People from Hong Kong made nearly 2.7 million trips to Japan last year.

Although it is impossible to know exactly when earthquakes will hit, fear-inducing predictions have spread widely among the territory’s residents.

Photo: AFP

Some of the false posts cite a Japanese manga comic, republished in 2021, that predicts a major natural disaster in July this year — based on the author’s dream.

Other posts give different dates, while a Facebook group that claims to predict disasters in Japan has more than 250,000 members, mainly in Taiwan and Hong Kong.

“The earthquake prophecy has absolutely caused a big change to our customers’ preferences,” said Frankie Chow (周錦基), head of Hong Kong travel agency CLS Holiday.

Chow said that in March and last month, his firm received 70 to 80 percent fewer inquiries about traveling to Japan than last year.

“I’ve never experienced this before,” said Chow, who also runs the Flyagain.la booking Web site.

While some people changed their destination, others “did not dare to travel,” he said.

Mild to moderate earthquakes are common in Japan, where strict building codes minimize damage, even from larger shakes, but the nation is no stranger to major disasters, including in 2011 when a magnitude 9.0 quake triggered a tsunami that left 18,500 people dead or missing and caused a meltdown at the Fukushima Dai-ichi nuclear power plant.

Earthquakes are rarely felt in Hong Kong, but some people are easily spooked by disinformation, Chow said.

Last month, Tokyo’s Cabinet Office wrote on X that “predicting earthquakes by date, time and place is not possible based on current scientific knowledge.”

A Cabinet Office official told reporters that the X post was part of its usual information-sharing about earthquakes.

However, Japan’s Asahi Shimbun reported that it was responding to prophecies that sprung up online after a Japanese government panel in January released a new estimate for the probability of a “megaquake.”

The panel said the chance of a massive earthquake along the undersea Nankai Trough south of Japan in the next three decades had marginally increased to 75 to 82 percent.

This was followed by a new damage estimate in March from the Cabinet Office, which said a Nankai Trough megaquake and tsunami could cause 298,000 deaths in Japan.

Despite being a routine update of a previous 2014 figure, the estimate appears to have fanned tourists’ fears.

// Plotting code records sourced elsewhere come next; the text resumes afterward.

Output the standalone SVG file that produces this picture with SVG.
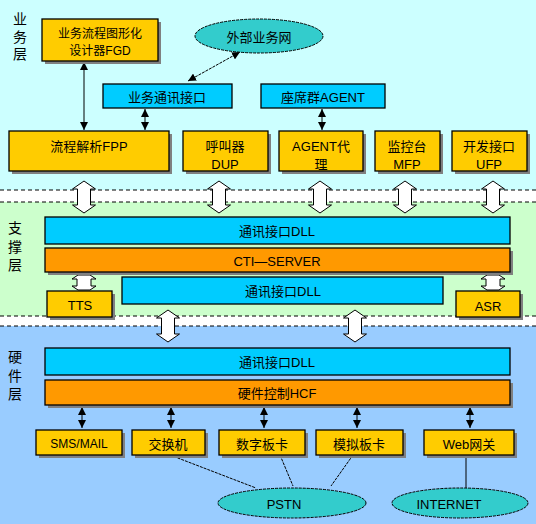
<svg xmlns="http://www.w3.org/2000/svg" xmlns:xlink="http://www.w3.org/1999/xlink" width="536" height="524" viewBox="0 0 536 524">
<style>
text{font-family:"Liberation Sans","Noto Sans CJK SC",sans-serif;font-size:13px;fill:#000;text-anchor:middle;dominant-baseline:central}
.lbl{font-size:14px}
.sm{font-size:12px}
.box{stroke:#000;stroke-width:1.3}
.gold{fill:#FFCC00}
.cyan{fill:#00CCFF}
.orange{fill:#FF9900}
.ell{fill:#33CCCC;stroke:#000;stroke-width:1;stroke-dasharray:3 1}
.sh{fill:#808080}
.dash{stroke:#000;stroke-width:1;stroke-dasharray:4 3;fill:none}
.ln{stroke:#000;stroke-width:1;fill:none}
.dl{stroke:#000;stroke-width:1;fill:none;stroke-dasharray:3 1}
.blk{fill:#fff;stroke:#000;stroke-width:1}
</style>
<defs>
<marker id="tri" viewBox="0 0 10 10" refX="10" refY="5" markerWidth="8" markerHeight="8" markerUnits="userSpaceOnUse" orient="auto-start-reverse">
<path d="M0,0 L10,5 L0,10 Z" fill="#000"/>
</marker>
<path id="barrow" d="M0,0 L11.5,8 L6.5,8 L6.5,24 L11.5,24 L0,32 L-11.5,24 L-6.5,24 L-6.5,8 L-11.5,8 Z"/>
<path id="sarrow" d="M-6,0 L6,0 L12,4 L7,4 L7,11 L12,11 L6,15 L-6,15 L-12,11 L-7,11 L-7,4 L-12,4 Z"/>
</defs>

<g id="backgrounds">
<rect x="0" y="0" width="536" height="190" fill="#CCFFFF"/>
<rect x="0" y="190" width="536" height="12" fill="#FFFFFF"/>
<rect x="0" y="202" width="536" height="114" fill="#CCFFCC"/>
<rect x="0" y="316" width="536" height="10" fill="#FFFFFF"/>
<rect x="0" y="326" width="536" height="198" fill="#99CCFF"/>
<line class="dash" x1="0" y1="190" x2="536" y2="190"/>
<line class="dash" x1="0" y1="202" x2="536" y2="202"/>
<line class="dash" x1="0" y1="316" x2="536" y2="316"/>
<line class="dash" x1="0" y1="326" x2="536" y2="326"/>
</g>

<g id="layer-labels">
<text class="lbl" x="20" y="19">业</text>
<text class="lbl" x="20" y="37">务</text>
<text class="lbl" x="20" y="54">层</text>
<text class="lbl" x="15" y="228">支</text>
<text class="lbl" x="15" y="247">撑</text>
<text class="lbl" x="15" y="265">层</text>
<text class="lbl" x="15" y="357">硬</text>
<text class="lbl" x="15" y="376">件</text>
<text class="lbl" x="15" y="394">层</text>
</g>

<g id="connectors">
<line class="ln" x1="84" y1="62" x2="84" y2="130" marker-start="url(#tri)" marker-end="url(#tri)"/>
<line class="dl" x1="188" y1="81" x2="240" y2="52" marker-start="url(#tri)" marker-end="url(#tri)"/>
<line class="ln" x1="145" y1="109" x2="145" y2="130" marker-start="url(#tri)" marker-end="url(#tri)"/>
<line class="ln" x1="322" y1="109" x2="322" y2="130" marker-start="url(#tri)" marker-end="url(#tri)"/>
<use href="#barrow" class="blk" x="84" y="181"/>
<use href="#barrow" class="blk" x="219" y="181"/>
<use href="#barrow" class="blk" x="320" y="181"/>
<use href="#barrow" class="blk" x="405" y="181"/>
<use href="#barrow" class="blk" x="493" y="181"/>
<use href="#sarrow" class="blk" x="84" y="275"/>
<use href="#sarrow" class="blk" x="493" y="275"/>
<use href="#barrow" class="blk" x="168" y="310"/>
<use href="#barrow" class="blk" x="355" y="310"/>
<line class="ln" x1="82" y1="407" x2="82" y2="428" marker-start="url(#tri)" marker-end="url(#tri)"/>
<line class="ln" x1="171" y1="407" x2="171" y2="428" marker-start="url(#tri)" marker-end="url(#tri)"/>
<line class="ln" x1="264" y1="407" x2="264" y2="428" marker-start="url(#tri)" marker-end="url(#tri)"/>
<line class="ln" x1="357" y1="407" x2="357" y2="428" marker-start="url(#tri)" marker-end="url(#tri)"/>
<line class="ln" x1="470" y1="407" x2="470" y2="428" marker-start="url(#tri)" marker-end="url(#tri)"/>
<line class="dl" x1="170" y1="455" x2="256" y2="488"/>
<line class="dl" x1="280" y1="455" x2="293" y2="486"/>
<line class="dl" x1="353" y1="455" x2="331" y2="486"/>
<line class="ln" x1="466" y1="455" x2="466" y2="488"/>
</g>

<g id="fgd">
<rect class="sh" x="45" y="22" width="116" height="42"/>
<rect class="box gold" x="42" y="19" width="116" height="42"/>
<text class="sm" x="100" y="34">业务流程图形化</text>
<text class="sm" x="100" y="51">设计器FGD</text>
</g>
<g id="external-net">
<ellipse class="ell" cx="259" cy="36" rx="64" ry="17"/>
<text x="259" y="37">外部业务网</text>
</g>
<g id="biz-comm">
<rect class="box cyan" x="103" y="84" width="129" height="24"/>
<text x="167" y="97">业务通讯接口</text>
</g>
<g id="agent-group">
<rect class="box cyan" x="261" y="84" width="124" height="24"/>
<text x="323" y="97">座席群AGENT</text>
</g>
<g id="fpp">
<rect class="sh" x="12" y="134" width="160" height="40"/>
<rect class="box gold" x="9" y="131" width="160" height="40"/>
<text x="89" y="146">流程解析FPP</text>
</g>
<g id="dup">
<rect class="sh" x="186" y="134" width="85" height="40"/>
<rect class="box gold" x="183" y="131" width="85" height="40"/>
<text x="225" y="146">呼叫器</text>
<text x="225" y="164">DUP</text>
</g>
<g id="agent-proxy">
<rect class="sh" x="282" y="134" width="84" height="40"/>
<rect class="box gold" x="279" y="131" width="84" height="40"/>
<text x="321" y="146">AGENT代</text>
<text x="321" y="164">理</text>
</g>
<g id="mfp">
<rect class="sh" x="378" y="134" width="65" height="40"/>
<rect class="box gold" x="375" y="131" width="65" height="40"/>
<text x="407" y="146">监控台</text>
<text x="407" y="164">MFP</text>
</g>
<g id="ufp">
<rect class="sh" x="455" y="134" width="75" height="40"/>
<rect class="box gold" x="452" y="131" width="75" height="40"/>
<text x="489" y="146">开发接口</text>
<text x="489" y="164">UFP</text>
</g>

<g id="dll-support">
<rect class="box cyan" x="45" y="217" width="465" height="27"/>
<text x="277" y="231">通讯接口DLL</text>
</g>
<g id="cti-server">
<rect class="sh" x="48" y="251" width="465" height="24"/>
<rect class="box orange" x="45" y="248" width="465" height="24"/>
<text x="277" y="261">CTI—SERVER</text>
</g>
<g id="tts">
<rect class="sh" x="50" y="294" width="65" height="26"/>
<rect class="box gold" x="47" y="291" width="65" height="26"/>
<text x="80" y="305">TTS</text>
</g>
<g id="dll-support-2">
<rect class="box cyan" x="122" y="277" width="321" height="27"/>
<text x="283" y="291">通讯接口DLL</text>
</g>
<g id="asr">
<rect class="sh" x="459" y="294" width="64" height="26"/>
<rect class="box gold" x="456" y="291" width="64" height="26"/>
<text x="488" y="306">ASR</text>
</g>

<g id="dll-hw">
<rect class="box cyan" x="45" y="348" width="465" height="27"/>
<text x="277" y="362">通讯接口DLL</text>
</g>
<g id="hcf">
<rect class="sh" x="48" y="383" width="465" height="25"/>
<rect class="box orange" x="45" y="380" width="465" height="25"/>
<text x="277" y="393">硬件控制HCF</text>
</g>
<g id="sms-mail">
<rect class="sh" x="39" y="433" width="86" height="25"/>
<rect class="box gold" x="36" y="430" width="86" height="25"/>
<text class="sm" x="79" y="444">SMS/MAIL</text>
</g>
<g id="switch">
<rect class="sh" x="135" y="433" width="73" height="25"/>
<rect class="box gold" x="132" y="430" width="73" height="25"/>
<text x="168" y="444">交换机</text>
</g>
<g id="digital-card">
<rect class="sh" x="222" y="433" width="86" height="25"/>
<rect class="box gold" x="219" y="430" width="86" height="25"/>
<text x="262" y="444">数字板卡</text>
</g>
<g id="analog-card">
<rect class="sh" x="319" y="433" width="87" height="25"/>
<rect class="box gold" x="316" y="430" width="87" height="25"/>
<text x="359" y="444">模拟板卡</text>
</g>
<g id="web-gateway">
<rect class="sh" x="427" y="433" width="90" height="25"/>
<rect class="box gold" x="424" y="430" width="90" height="25"/>
<text x="469" y="444">Web网关</text>
</g>
<g id="pstn">
<ellipse class="ell" cx="292" cy="503" rx="74" ry="15"/>
<text x="284" y="504">PSTN</text>
</g>
<g id="internet">
<ellipse class="ell" cx="460" cy="503" rx="68" ry="15"/>
<text x="449" y="504">INTERNET</text>
</g>
</svg>
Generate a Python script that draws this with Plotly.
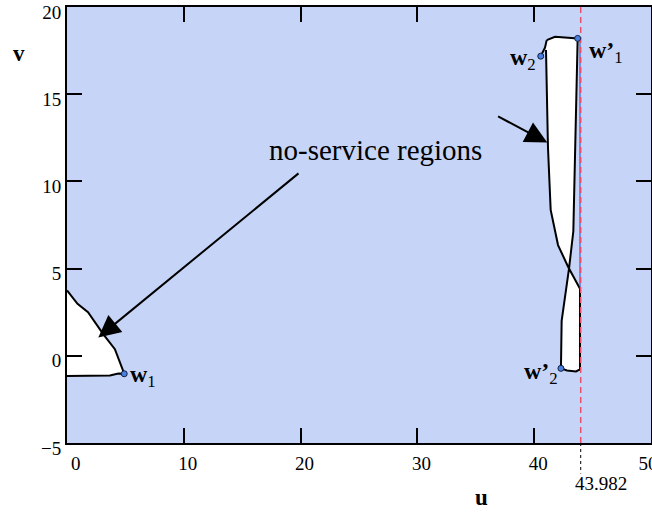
import plotly.graph_objects as go

NB = "\u00a0"

# axis ticks
u_ticks = [0, 10, 20, 30, 40, 50]
u_tick_text = [NB * 2 + "0", "10", "20", "30", "40", "50" + NB * 3]
v_ticks = [-5, 0, 5, 10, 15, 20]
v_tick_text = ["\u22125", "0", "5", "10", "15", "20"]

# first no-service region (near the origin)
region1_u = [0.0, 0.9, 1.8, 3.1, 4.1, 4.9, 4.39, 3.68, 0.0]
region1_v = [3.75, 2.98, 2.5, 1.24, 0.38, -1.03, -1.01, -1.13, -1.16]

# second no-service region (narrow strip near u = 43)
region2_u = [41.07, 41.78, 43.72, 43.49, 43.35, 42.98, 42.35, 42.29, 42.81, 43.58,
             43.92, 43.92, 42.89, 42.04, 41.41, 41.18, 41.01]
region2_v = [18.10, 18.29, 18.20, 11.94, 7.14, 5.00, 2.01, -0.72, -0.84, -0.90,
             -0.78, 3.84, 5.12, 6.35, 8.37, 11.94, 17.54]

# short boundary piece ending at w2
stub_u = [40.56, 40.92, 41.07]
stub_v = [17.18, 17.67, 18.10]

# boundary line along the right edge of the strip
edge_u = [43.92, 43.92]
edge_v = [18.2, 3.84]

# corner points
pts_u = [4.9, 40.56, 43.72, 42.29]
pts_v = [-1.03, 17.18, 18.2, -0.72]

# vertical limit
limit_u = 43.982
limit_label = "43.982"

# arrow annotations: (tail_u, tail_v, head_u, head_v)
arrows = [(19.95, 10.53, 2.68, 1.05), (36.78, 13.77, 41.12, 12.23)]

SERIF = "Liberation Serif, Times New Roman, serif"

fig = go.Figure()

fig.add_trace(go.Scatter(x=region1_u, y=region1_v, mode="lines", fill="toself",
                         fillcolor="white", line=dict(color="black", width=2),
                         hoverinfo="skip"))
fig.add_trace(go.Scatter(x=region2_u, y=region2_v, mode="lines", fill="toself",
                         fillcolor="white", line=dict(color="black", width=2),
                         hoverinfo="skip"))
fig.add_trace(go.Scatter(x=stub_u, y=stub_v, mode="lines",
                         line=dict(color="black", width=2), hoverinfo="skip"))
fig.add_trace(go.Scatter(x=edge_u, y=edge_v, mode="lines",
                         line=dict(color="#2040e0", width=1), hoverinfo="skip"))
fig.add_trace(go.Scatter(x=[limit_u, limit_u], y=[v_ticks[0], v_ticks[-1]], mode="lines",
                         line=dict(color="#e8506a", width=1.5, dash="6px,4px"),
                         hoverinfo="skip"))
fig.add_trace(go.Scatter(x=pts_u, y=pts_v, mode="markers",
                         marker=dict(size=6, color="#4a7fe0",
                                     line=dict(color="#102040", width=1)),
                         hoverinfo="skip"))

# dotted drop from the axis to the limit label
fig.add_shape(type="line", xref="x", yref="paper", x0=limit_u, x1=limit_u,
              y0=0, y1=-0.07, line=dict(color="black", width=1, dash="dot"))

ann = []
for tu, tv, hu, hv in arrows:
    ann.append(dict(x=hu, y=hv, ax=tu, ay=tv, xref="x", yref="y", axref="x", ayref="y",
                    text="", showarrow=True, arrowhead=2, arrowsize=2.2,
                    arrowwidth=2, arrowcolor="black"))

ann.append(dict(x=26.37, y=11.82, xref="x", yref="y", xanchor="center", yanchor="middle",
                text="no-service regions", showarrow=False,
                font=dict(family=SERIF, size=29, color="black")))

lab_font = dict(family=SERIF, size=24, color="black")
ann.append(dict(x=5.2, y=-1.15, xref="x", yref="y", xanchor="left", yanchor="middle",
                text="<b>w</b><sub>1</sub>", showarrow=False, font=lab_font))
ann.append(dict(x=40.3, y=17.0, xref="x", yref="y", xanchor="right", yanchor="middle",
                text="<b>w</b><sub>2</sub>", showarrow=False, font=lab_font))
ann.append(dict(x=44.55, y=17.4, xref="x", yref="y", xanchor="left", yanchor="middle",
                text="<b>w\u2019</b><sub>1</sub>", showarrow=False, font=lab_font))
ann.append(dict(x=42.2, y=-1.0, xref="x", yref="y", xanchor="right", yanchor="middle",
                text="<b>w\u2019</b><sub>2</sub>", showarrow=False, font=lab_font))

ann.append(dict(x=limit_u, y=-0.092, xref="x", yref="paper", xshift=20,
                xanchor="center", yanchor="middle",
                text=limit_label, showarrow=False,
                font=dict(family=SERIF, size=19, color="black")))

ann.append(dict(x=0.709, y=-0.126, xref="paper", yref="paper", text="<b>u</b>",
                xanchor="center", yanchor="middle",
                showarrow=False, font=dict(family=SERIF, size=23, color="black")))
ann.append(dict(x=-0.083, y=0.894, xref="paper", yref="paper", text="<b>v</b>",
                xanchor="center", yanchor="middle",
                showarrow=False, font=dict(family=SERIF, size=23, color="black")))

fig.update_layout(annotations=ann)

axis_common = dict(showgrid=False, zeroline=False, showline=True, linecolor="black",
                   linewidth=2, mirror="ticks", ticks="inside", ticklen=15,
                   tickwidth=2, tickcolor="black", ticklabeloverflow="allow",
                   automargin=False,
                   tickfont=dict(family=SERIF, size=19, color="black"))

fig.update_xaxes(range=[0, 50], tickvals=u_ticks, ticktext=u_tick_text,
                 ticklabelshift=4, ticklabelstandoff=2, **axis_common)
fig.update_yaxes(range=[-5, 20], tickvals=v_ticks, ticktext=v_tick_text,
                 ticklabelshift=5, ticklabelstandoff=0, **axis_common)

fig.update_layout(width=652, height=512, showlegend=False,
                  margin=dict(l=67, r=1, t=7, b=69),
                  plot_bgcolor="#c6d5f7", paper_bgcolor="white")

fig.write_html("out.html")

A YouTube video featuring a feng shui (風水) master urging viewers not to visit Japan, published by local media outlet HK01, had been viewed more than 100,000 times.

Don Hon, one of Hong Kong’s 7.5 million residents, does not entirely believe the online claims, but has still been influenced by them.

“I will just take it as a precaution, and won’t make any particular plans to travel to Japan,” the 32-year-old social worker said.

If a friend were to ask him to visit Japan in July, Hon “might suggest going somewhere else.”